N-glycosylation in Spodoptera frugiperda (Lepidoptera: Noctuidae) midgut membrane-bound glycoproteins

Abstract

Spodoptera frugiperda is a widely distributed agricultural pest. It has previously been established that glycoproteins in the midgut microvillar membrane of insects are targets for toxins produced by different organisms as well as plant lectins. However, there is still little information about the N-glycome of membrane-bound midgut glycoproteins in Lepidoptera and other insect groups. The present study used mass spectrometry-based approaches to characterize the N-glycoproteins present in the midgut cell microvilli of Spodoptera frugiperda. We subjected midgut cell microvilli proteins to proteolytic digestion and enriched the resulting glycopeptides prior to analysis. We also performed endoglycosidase release of N-glycans in the presence of H₂¹⁸O determining the compositions of released N-glycans by MALDI-TOF MS analysis and established the occupancy of the potential N-glycosylation sites. We report here a total of 160 glycopeptides, representing 25 N-glycan compositions associated with 70 sites on 35 glycoproteins. Glycan compositions consistent with oligomannose, paucimannose and complex/hybrid N-glycans represent 35, 30 and 35% of the observed glycans, respectively. The two most common N-glycan compositions were the complex/hybrid Hex₃HexNAc₄dHex₄ and the paucimannose structure that contains only the doubly-fucosylated trimannosylchitobiose core Hex₃HexNAc₂dHex₂, each appearing in 22 occupied sites (13.8%). These findings enlighten aspects of the glycobiology of lepidopteran midgut microvilli.

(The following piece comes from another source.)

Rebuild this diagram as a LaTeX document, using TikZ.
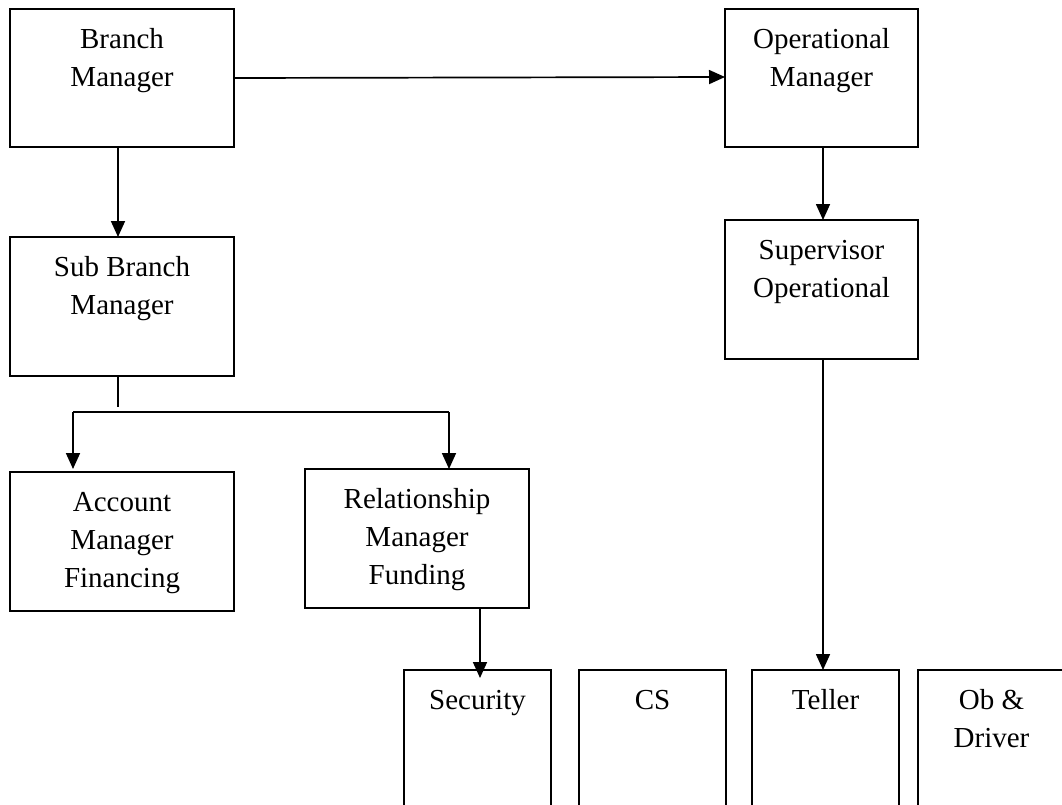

Keywords: Aminopeptidase N; Glycoproteins; Glycoproteomics; Midgut microvillar membrane; Spodoptera frugiperda; Transferrin.

Figure 1:

Schematic workflow for glycomic and glycoproteomic experiments using midgut microvilli preparations. *Glycosidase A treatment performed in presence or absence of H₂¹⁸O.

Figure 2:

SDS-PAGE of midgut microvilli. Except in region 2, the numbered regions were cut in >2-mm bands and individually digested, with subsequent pooling of fractions for analyses. The dashed lines in R indicate the 2-mm bands (named A to F) that were individually analyzed. BBMV, brush border membrane vesicles. R: schematic representation of how the gel was cut and pooled for analyses. S: molecular mass standards (kDa).

Figure 3:

Manual interpretation of the MS2 spectrum of a glycopeptide scanned in the Q Exactive HF. Upper plot) Spectrum overview. Lower plot) Expansion of the range m/z 17–1300 to highlight peaks used for de novo sequencing of glycopeptide LIQNQPINATR⁴⁶⁶. Hex: hexose. HexNAc: N-acetylhexosamine.

Figure 4:

Glycopeptide sequencing by PEAKS plus manual interpretation of the spectra. The MS2 spectra were obtained with the Q Exactive HF (A) and with the 6550 Q-TOF (B). The labels in green refer to the masses of the oxonium ion, peptide, peptide + HexNAc and peptide + HexNAc₂ and were added manually. HexNAc: N-acetylhexosamine. The data sheets for all glycopeptides identified in this work are available in Supplementary file 1.

Figure 5:

Sequence pattern analysis of occupied asparagines present in the sequons of identified glycopeptides. The percentage of difference is related to a random peptide database generated based on Bombyx mori genome. Amino acid position reflects the alignment anchored in the occupied asparagine for sequence pattern of different glycopeptides, and not its real position in the protein.

Figure 6:

MALDI-TOF analysis of permethylated N-glycans released after glycosidase A treatment in the presence of H₂¹⁸O. Prior to this, microvillar membrane proteins were in-solution digested.